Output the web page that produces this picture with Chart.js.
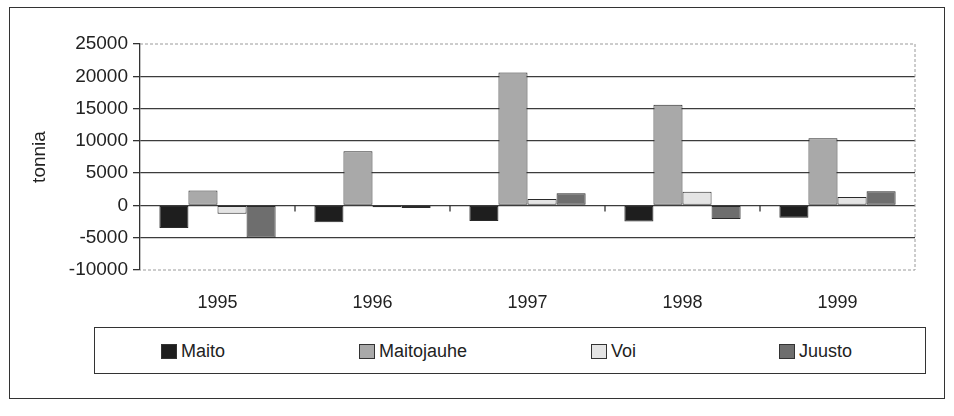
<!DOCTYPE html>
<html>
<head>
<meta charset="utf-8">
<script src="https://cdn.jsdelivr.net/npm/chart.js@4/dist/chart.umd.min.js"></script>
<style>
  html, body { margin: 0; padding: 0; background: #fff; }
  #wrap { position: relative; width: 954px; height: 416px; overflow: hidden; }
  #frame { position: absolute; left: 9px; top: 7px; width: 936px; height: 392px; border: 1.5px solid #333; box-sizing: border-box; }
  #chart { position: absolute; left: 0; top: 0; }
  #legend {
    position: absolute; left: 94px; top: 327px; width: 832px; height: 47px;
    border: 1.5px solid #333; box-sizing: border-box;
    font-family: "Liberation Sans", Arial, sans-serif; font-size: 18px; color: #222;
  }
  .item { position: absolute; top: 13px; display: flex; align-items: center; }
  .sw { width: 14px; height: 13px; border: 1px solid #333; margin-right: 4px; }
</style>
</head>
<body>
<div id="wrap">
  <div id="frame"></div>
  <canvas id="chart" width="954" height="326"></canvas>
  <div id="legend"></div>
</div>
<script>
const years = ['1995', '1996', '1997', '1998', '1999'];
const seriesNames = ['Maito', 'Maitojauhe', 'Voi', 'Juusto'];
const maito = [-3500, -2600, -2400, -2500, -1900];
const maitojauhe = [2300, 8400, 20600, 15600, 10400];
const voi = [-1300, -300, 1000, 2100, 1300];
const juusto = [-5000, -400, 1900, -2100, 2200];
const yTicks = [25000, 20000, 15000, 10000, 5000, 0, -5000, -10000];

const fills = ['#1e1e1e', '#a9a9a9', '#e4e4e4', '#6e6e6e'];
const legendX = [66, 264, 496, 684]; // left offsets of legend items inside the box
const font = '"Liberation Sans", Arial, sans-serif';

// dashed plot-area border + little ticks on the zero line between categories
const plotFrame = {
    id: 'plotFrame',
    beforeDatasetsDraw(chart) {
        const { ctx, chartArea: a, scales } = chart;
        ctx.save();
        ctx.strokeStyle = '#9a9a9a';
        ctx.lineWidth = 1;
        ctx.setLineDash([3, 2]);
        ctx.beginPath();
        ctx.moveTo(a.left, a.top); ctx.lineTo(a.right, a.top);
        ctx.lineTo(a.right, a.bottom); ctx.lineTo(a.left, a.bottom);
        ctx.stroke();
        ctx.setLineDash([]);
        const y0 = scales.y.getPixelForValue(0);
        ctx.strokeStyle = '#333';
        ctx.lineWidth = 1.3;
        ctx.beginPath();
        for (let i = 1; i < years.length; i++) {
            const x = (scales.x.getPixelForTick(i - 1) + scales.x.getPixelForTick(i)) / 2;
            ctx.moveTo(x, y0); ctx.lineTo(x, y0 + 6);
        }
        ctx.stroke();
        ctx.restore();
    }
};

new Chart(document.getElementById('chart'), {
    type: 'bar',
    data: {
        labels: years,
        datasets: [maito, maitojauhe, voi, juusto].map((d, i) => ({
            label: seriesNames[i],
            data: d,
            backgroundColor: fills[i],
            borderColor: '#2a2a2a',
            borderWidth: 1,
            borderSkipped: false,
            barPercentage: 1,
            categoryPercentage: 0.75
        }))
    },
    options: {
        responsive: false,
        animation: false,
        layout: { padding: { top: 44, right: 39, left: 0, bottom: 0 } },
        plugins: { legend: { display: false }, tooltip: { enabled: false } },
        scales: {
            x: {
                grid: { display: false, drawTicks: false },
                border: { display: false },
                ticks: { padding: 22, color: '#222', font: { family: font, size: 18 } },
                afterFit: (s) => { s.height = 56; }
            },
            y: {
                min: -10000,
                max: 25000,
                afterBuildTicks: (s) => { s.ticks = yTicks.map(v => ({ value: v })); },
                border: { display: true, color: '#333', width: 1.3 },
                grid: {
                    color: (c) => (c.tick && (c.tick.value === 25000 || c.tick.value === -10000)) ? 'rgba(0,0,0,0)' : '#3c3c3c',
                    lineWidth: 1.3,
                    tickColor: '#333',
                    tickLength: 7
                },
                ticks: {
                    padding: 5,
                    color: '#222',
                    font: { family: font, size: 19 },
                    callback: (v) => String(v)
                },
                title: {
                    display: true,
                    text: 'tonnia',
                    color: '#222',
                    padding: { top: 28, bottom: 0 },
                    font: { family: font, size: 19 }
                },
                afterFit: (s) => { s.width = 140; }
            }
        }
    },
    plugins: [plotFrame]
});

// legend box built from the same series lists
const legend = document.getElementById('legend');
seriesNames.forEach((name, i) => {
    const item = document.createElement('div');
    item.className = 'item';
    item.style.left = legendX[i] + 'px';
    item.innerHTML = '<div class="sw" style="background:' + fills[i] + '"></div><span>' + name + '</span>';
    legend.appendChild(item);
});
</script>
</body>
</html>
• • • • • • •
Transcribe the full listing above exactly as it stands, minus the pictures.

Output the web page that produces this picture with Chart.js.
<!DOCTYPE html>
<html>
<head>
<meta charset="utf-8">
<script src="https://cdn.jsdelivr.net/npm/chart.js@4/dist/chart.umd.min.js"></script>
<style>
  html, body { margin: 0; padding: 0; background: #fff; }
  #wrap { position: relative; width: 954px; height: 416px; overflow: hidden; }
  #frame { position: absolute; left: 9px; top: 7px; width: 936px; height: 392px; border: 1.5px solid #333; box-sizing: border-box; }
  #chart { position: absolute; left: 0; top: 0; }
  #legend {
    position: absolute; left: 94px; top: 327px; width: 832px; height: 47px;
    border: 1.5px solid #333; box-sizing: border-box;
    font-family: "Liberation Sans", Arial, sans-serif; font-size: 18px; color: #222;
  }
  .item { position: absolute; top: 13px; display: flex; align-items: center; }
  .sw { width: 14px; height: 13px; border: 1px solid #333; margin-right: 4px; }
</style>
</head>
<body>
<div id="wrap">
  <div id="frame"></div>
  <canvas id="chart" width="954" height="326"></canvas>
  <div id="legend"></div>
</div>
<script>
const years = ['1995', '1996', '1997', '1998', '1999'];
const seriesNames = ['Maito', 'Maitojauhe', 'Voi', 'Juusto'];
const maito = [-3500, -2600, -2400, -2500, -1900];
const maitojauhe = [2300, 8400, 20600, 15600, 10400];
const voi = [-1300, -300, 1000, 2100, 1300];
const juusto = [-5000, -400, 1900, -2100, 2200];
const yTicks = [25000, 20000, 15000, 10000, 5000, 0, -5000, -10000];

const fills = ['#1e1e1e', '#a9a9a9', '#e4e4e4', '#6e6e6e'];
const legendX = [66, 264, 496, 684]; // left offsets of legend items inside the box
const font = '"Liberation Sans", Arial, sans-serif';

// dashed plot-area border + little ticks on the zero line between categories
const plotFrame = {
    id: 'plotFrame',
    beforeDatasetsDraw(chart) {
        const { ctx, chartArea: a, scales } = chart;
        ctx.save();
        ctx.strokeStyle = '#9a9a9a';
        ctx.lineWidth = 1;
        ctx.setLineDash([3, 2]);
        ctx.beginPath();
        ctx.moveTo(a.left, a.top); ctx.lineTo(a.right, a.top);
        ctx.lineTo(a.right, a.bottom); ctx.lineTo(a.left, a.bottom);
        ctx.stroke();
        ctx.setLineDash([]);
        const y0 = scales.y.getPixelForValue(0);
        ctx.strokeStyle = '#333';
        ctx.lineWidth = 1.3;
        ctx.beginPath();
        for (let i = 1; i < years.length; i++) {
            const x = (scales.x.getPixelForTick(i - 1) + scales.x.getPixelForTick(i)) / 2;
            ctx.moveTo(x, y0); ctx.lineTo(x, y0 + 6);
        }
        ctx.stroke();
        ctx.restore();
    }
};

new Chart(document.getElementById('chart'), {
    type: 'bar',
    data: {
        labels: years,
        datasets: [maito, maitojauhe, voi, juusto].map((d, i) => ({
            label: seriesNames[i],
            data: d,
            backgroundColor: fills[i],
            borderColor: '#2a2a2a',
            borderWidth: 1,
            borderSkipped: false,
            barPercentage: 1,
            categoryPercentage: 0.75
        }))
    },
    options: {
        responsive: false,
        animation: false,
        layout: { padding: { top: 44, right: 39, left: 0, bottom: 0 } },
        plugins: { legend: { display: false }, tooltip: { enabled: false } },
        scales: {
            x: {
                grid: { display: false, drawTicks: false },
                border: { display: false },
                ticks: { padding: 22, color: '#222', font: { family: font, size: 18 } },
                afterFit: (s) => { s.height = 56; }
            },
            y: {
                min: -10000,
                max: 25000,
                afterBuildTicks: (s) => { s.ticks = yTicks.map(v => ({ value: v })); },
                border: { display: true, color: '#333', width: 1.3 },
                grid: {
                    color: (c) => (c.tick && (c.tick.value === 25000 || c.tick.value === -10000)) ? 'rgba(0,0,0,0)' : '#3c3c3c',
                    lineWidth: 1.3,
                    tickColor: '#333',
                    tickLength: 7
                },
                ticks: {
                    padding: 5,
                    color: '#222',
                    font: { family: font, size: 19 },
                    callback: (v) => String(v)
                },
                title: {
                    display: true,
                    text: 'tonnia',
                    color: '#222',
                    padding: { top: 28, bottom: 0 },
                    font: { family: font, size: 19 }
                },
                afterFit: (s) => { s.width = 140; }
            }
        }
    },
    plugins: [plotFrame]
});

// legend box built from the same series lists
const legend = document.getElementById('legend');
seriesNames.forEach((name, i) => {
    const item = document.createElement('div');
    item.className = 'item';
    item.style.left = legendX[i] + 'px';
    item.innerHTML = '<div class="sw" style="background:' + fills[i] + '"></div><span>' + name + '</span>';
    legend.appendChild(item);
});
</script>
</body>
</html>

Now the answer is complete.